As a storage medium for one-dimensional patterns, DNA has advantages over RNA. First, the DNA backbone is more stable and less prone to hydrolysis.39 Second, DNA is stored in a double-stranded form in which complementary base pairing adds another layer of stability and error correction.40 DNA also replicates with higher fidelity than RNA, which allows for a substantial increase in genome size and complexity. “The primary advantage of DNA over RNA as a genetic material is the greater chemical stability of DNA,” says Joyce, “allowing much larger genomes based on DNA. Protein synthesis may require more genetic information than can be maintained by RNA.’41 And crucially for regulatory function, a stable sequence like DNA enables random access; if you are searching for a specific one-dimensional pattern, it is there to be found.

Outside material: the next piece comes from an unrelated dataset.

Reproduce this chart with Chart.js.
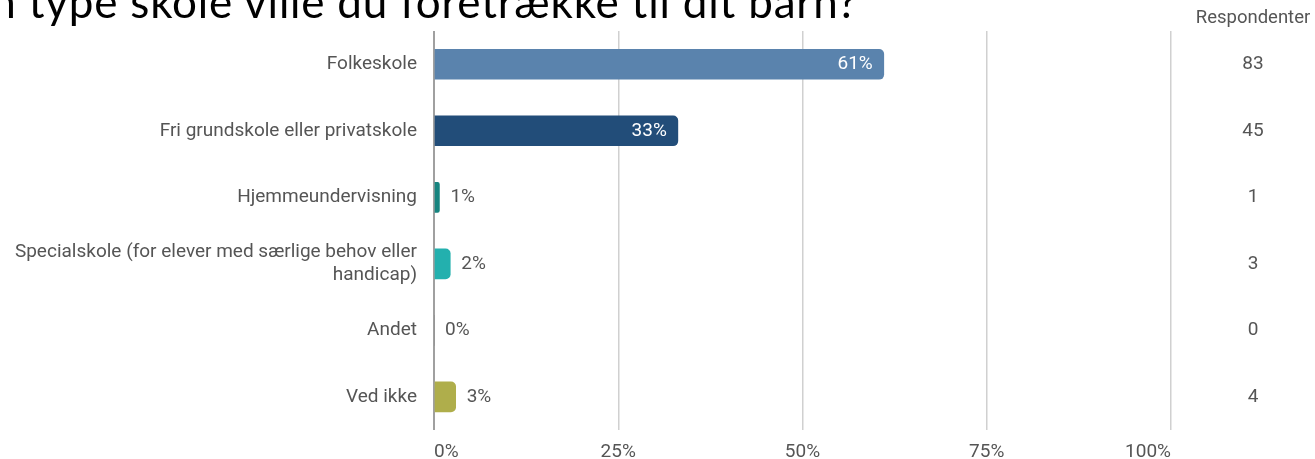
<!DOCTYPE html>
<html>
<head>
<meta charset="utf-8">
<script src="https://cdn.jsdelivr.net/npm/chart.js@4/dist/chart.umd.min.js"></script>
<style>
  html, body { margin: 0; padding: 0; background: #fff; overflow: hidden; }
  #wrap { position: relative; width: 1315px; height: 459px; }
  #title {
    position: absolute; right: 457px; top: -21px;
    font-family: Lato, "DejaVu Sans", sans-serif; font-weight: 400;
    font-size: 44px; line-height: 44px; letter-spacing: 0.8px;
    color: #000; white-space: nowrap;
  }
  canvas { position: absolute; left: 0; top: 0; }
</style>
</head>
<body>
<div id="wrap">
  <canvas id="chart" width="1315" height="459"></canvas>
  <div id="title">Hvilken type skole ville du foretrække til dit barn?</div>
</div>
<script>
// survey answers
const categories = [
  'Folkeskole',
  'Fri grundskole eller privatskole',
  'Hjemmeundervisning',
  ['Specialskole (for elever med særlige behov eller', 'handicap)'],
  'Andet',
  'Ved ikke'
];
const respondents = [83, 45, 1, 3, 0, 4];
const barColors = ['#5a83ad', '#224d79', '#16847f', '#23b0ae', '#7f7f7f', '#afae4b'];
const xTicks = [0, 25, 50, 75, 100];

const total = respondents.reduce((a, b) => a + b, 0);
const shares = respondents.map(n => n / total * 100);

const labelFont = '19px Roboto, sans-serif';

// percent labels on bars + respondent counts column
const sideText = {
  id: 'sideText',
  afterDatasetsDraw(chart) {
    const ctx = chart.ctx;
    const meta = chart.getDatasetMeta(0);
    const yScale = chart.scales.y;
    ctx.save();
    ctx.font = labelFont;
    ctx.textBaseline = 'middle';
    meta.data.forEach((bar, i) => {
      const txt = Math.round(shares[i]) + '%';
      if (shares[i] > 20) {
        ctx.fillStyle = '#ffffff';
        ctx.textAlign = 'right';
        ctx.fillText(txt, bar.x - 11, bar.y);
      } else {
        ctx.fillStyle = '#555555';
        ctx.textAlign = 'left';
        ctx.fillText(txt, bar.x + 11, bar.y);
      }
    });
    ctx.fillStyle = '#555555';
    ctx.textAlign = 'center';
    respondents.forEach((n, i) => {
      ctx.fillText(String(n), 1253, yScale.getPixelForValue(i));
    });
    ctx.font = '18.5px Roboto, sans-serif';
    ctx.fillText('Respondenter', 1253, 18);
    ctx.restore();
  }
};

new Chart(document.getElementById('chart'), {
  type: 'bar',
  data: {
    labels: categories,
    datasets: [{
      data: shares,
      backgroundColor: barColors,
      borderWidth: 0,
      borderRadius: 5,
      borderSkipped: 'start',
      barThickness: 30
    }]
  },
  options: {
    indexAxis: 'y',
    responsive: false,
    animation: false,
    layout: { padding: { top: 31, right: 144, bottom: 0, left: 0 } },
    plugins: { legend: { display: false }, tooltip: { enabled: false } },
    scales: {
      x: {
        min: 0, max: 100,
        afterBuildTicks: s => { s.ticks = xTicks.map(v => ({ value: v })); },
        afterFit: s => { s.height = 27; },
        border: { display: false },
        grid: {
          drawTicks: false,
          color: c => c.index === 0 ? '#a0a0a0' : '#d0d0d0',
          lineWidth: c => c.index === 0 ? 2 : 1.5
        },
        ticks: {
          padding: 11,
          align: 'inner',
          color: '#555555',
          font: { family: 'Roboto', size: 19 },
          callback: v => v + '%'
        }
      },
      y: {
        afterFit: s => { s.width = 434; },
        border: { display: false },
        grid: { display: false, drawTicks: false },
        ticks: {
          padding: 17,
          color: '#555555',
          font: { family: 'Roboto', size: 19, lineHeight: 1.25 }
        }
      }
    }
  },
  plugins: [sideText]
});
</script>
</body>
</html>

DNA sequences were, in Woese’s words, “something unique in the (RNA) world, namely, nucleic acids whose primary value lay in their coding capacity.”42

Replacing RNA with DNA for storage and replication of linear patterns was one key step in the division of labor. The other was the replacement of weakly catalytic ribozymes with strongly catalytic protein enzymes, which improve upon ribozymes in three ways. First, their size and binding specificity enable them to differentiate among a much larger class of potential substrates. Second, their size and complexity enable a larger range of allosteric conformational changes. Finally, their stronger bonds and consequent ability to remain folded allows their catalytic power to increase by orders of magnitude.

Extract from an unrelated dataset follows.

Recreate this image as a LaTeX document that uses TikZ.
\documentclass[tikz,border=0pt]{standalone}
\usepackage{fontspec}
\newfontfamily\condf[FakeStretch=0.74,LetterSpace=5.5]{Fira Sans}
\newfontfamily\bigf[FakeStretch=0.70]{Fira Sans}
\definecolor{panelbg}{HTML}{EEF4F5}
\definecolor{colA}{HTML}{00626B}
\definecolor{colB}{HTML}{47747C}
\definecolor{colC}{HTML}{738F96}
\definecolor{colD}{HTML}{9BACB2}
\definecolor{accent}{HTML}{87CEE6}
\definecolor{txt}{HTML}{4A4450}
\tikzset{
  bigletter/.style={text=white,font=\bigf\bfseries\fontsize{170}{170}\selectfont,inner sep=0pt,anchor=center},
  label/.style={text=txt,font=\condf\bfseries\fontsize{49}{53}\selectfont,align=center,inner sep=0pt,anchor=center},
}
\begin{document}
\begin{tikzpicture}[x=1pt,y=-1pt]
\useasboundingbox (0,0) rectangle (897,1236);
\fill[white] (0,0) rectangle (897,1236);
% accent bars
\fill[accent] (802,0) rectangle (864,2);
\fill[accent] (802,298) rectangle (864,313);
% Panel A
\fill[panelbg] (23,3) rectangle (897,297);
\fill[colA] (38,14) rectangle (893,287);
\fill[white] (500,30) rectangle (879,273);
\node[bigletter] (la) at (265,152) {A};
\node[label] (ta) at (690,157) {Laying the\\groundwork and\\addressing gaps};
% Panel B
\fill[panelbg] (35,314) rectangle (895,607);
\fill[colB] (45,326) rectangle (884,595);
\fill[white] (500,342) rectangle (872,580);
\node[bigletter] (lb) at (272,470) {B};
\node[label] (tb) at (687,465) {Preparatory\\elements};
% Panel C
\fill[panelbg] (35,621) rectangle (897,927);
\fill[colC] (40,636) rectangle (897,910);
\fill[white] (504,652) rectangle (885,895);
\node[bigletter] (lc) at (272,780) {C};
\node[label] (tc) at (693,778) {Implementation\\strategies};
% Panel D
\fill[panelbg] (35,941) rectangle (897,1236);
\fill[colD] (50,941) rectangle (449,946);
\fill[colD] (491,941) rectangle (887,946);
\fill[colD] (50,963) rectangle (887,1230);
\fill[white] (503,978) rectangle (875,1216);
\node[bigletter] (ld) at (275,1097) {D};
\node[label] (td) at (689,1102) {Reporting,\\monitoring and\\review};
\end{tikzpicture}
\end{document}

Proteins are so much more versatile and powerful that once nature figured out how to use protein enzymes, there was no way any legacy ribozyme-based system could remain dominant. “A life form that did not exploit proteins as catalysts could not have competed with life that did,” write Benner and colleagues.43 This is why there are no free-living RNA-only descendants of the RNA world. Concludes Joyce: “The invention of protein synthesis, instructed and catalysed by RNA, was the crowning achievement of the RNA world, but also began its demise.’44

What are we to make of the RNA world? While remarkable, it was limited in its ability to achieve scale and explosive evolutionary creativity. It “should be viewed as a milestone,” say Robertson and Joyce, “a plateau in the early history of life on earth.”43 We do not know how long it took for life to upgrade from the ancient RNA-only system to the more robust and versatile DNA-RNA- protein system. Nor do we know the steps involved, whether DNA or protein came first or if they were incorporated simultaneously. But we do know this transition allowed the system to cross von Neumann’s threshold of complication, making possible the diversity of living forms on Earth today.